KMOM
- Monticello, Minnesota; United States;
- Frequency: 1070 kHz

Ownership
- Owner: Prime Factors Communications, Inc.

History
- First air date: March 9, 1982
- Last air date: 1995

Technical information
- Facility ID: 53518
- Class: B
- Power: 10,000 watts (day); 2,500 watts (night);
- Transmitter coordinates: 45°16′53″N 93°50′21″W﻿ / ﻿45.28139°N 93.83917°W

= KMOM (Minnesota) =

Radio station in Monticello, Minnesota, US

KMOM (1070 AM) was a radio station in Monticello, Minnesota, United States, that operated between 1982 and 1995. The station operated on a frequency of 1070 kHz with a daytime power of 10,000 watts. The station was owned and operated by Prime Factors Communications, Inc., with Gregory C. Davis serving as the general manager. Its studio was located at the intersection of County Road 117 and County Road 106 in Monticello.

==History==
The station's construction permit was originally granted by the Federal Communications Commission (FCC) to Tri-County Radio on April 8, 1981. The station went on the air on March 9, 1982, seeking to fill what its founding owners believed was an unmet need for local radio in the area between the Twin Cities and St. Cloud. It offered an adult contemporary format with local information and Twin Cities traffic for commuters, broadcasting with 10,000 watts during the day and 2,500 at night. KMOM was a near-immediate financial failure. Mike Diem, who had been the manager when KMOM began in March, was fired in November by station president Ross Eggestein over objections to planned cutbacks. One source told the St. Cloud Daily Times that the station was losing $10,000 a month. In December, KMOM filed for Chapter 11 bankruptcy protection. While owner Tri-County Radio sought a buyer, the federal trustee assigned to the case filed to convert the filing to a Chapter 7 liquidation. A sale was agreed to a group of Twin Cities investors, which stockholders threatened to block. People close to the station cited Eggestein's lack of experience in broadcasting and a costly delay in building the facility.

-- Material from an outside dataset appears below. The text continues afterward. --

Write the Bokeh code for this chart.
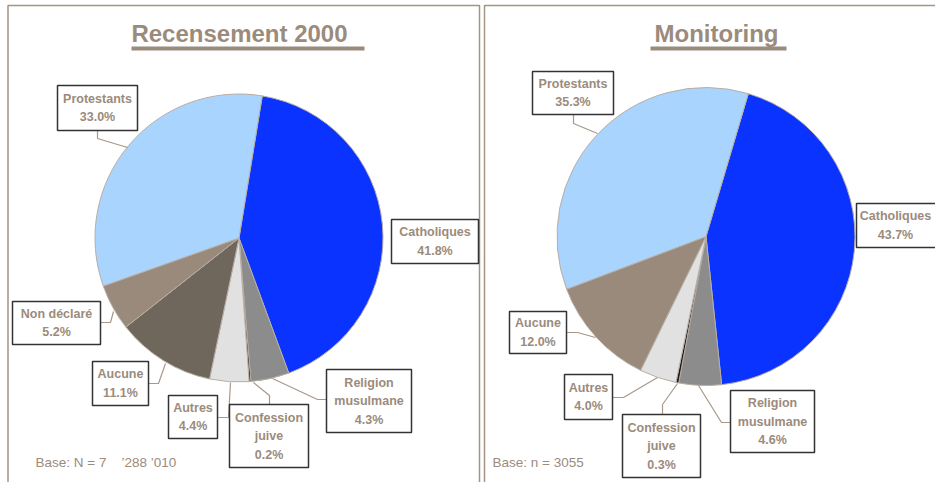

In November 1983, an investor group led by Dave Lund and including professional hockey player Jim Korn acquired KMOM for $515,000. It switched to a country music format. Financial problems and a lack of sufficient advertising revenue put it off the air on June 20, 1988. Greg Davis of Plymouth bought KMOM through his company, Prime Factors Communications, and returned it to the air later that year. It was no longer on the air by February 1993. It briefly went back on the air by July that year but left the air again in 1995. Its broadcast license was deleted by the FCC the next year for being silent for more than a year.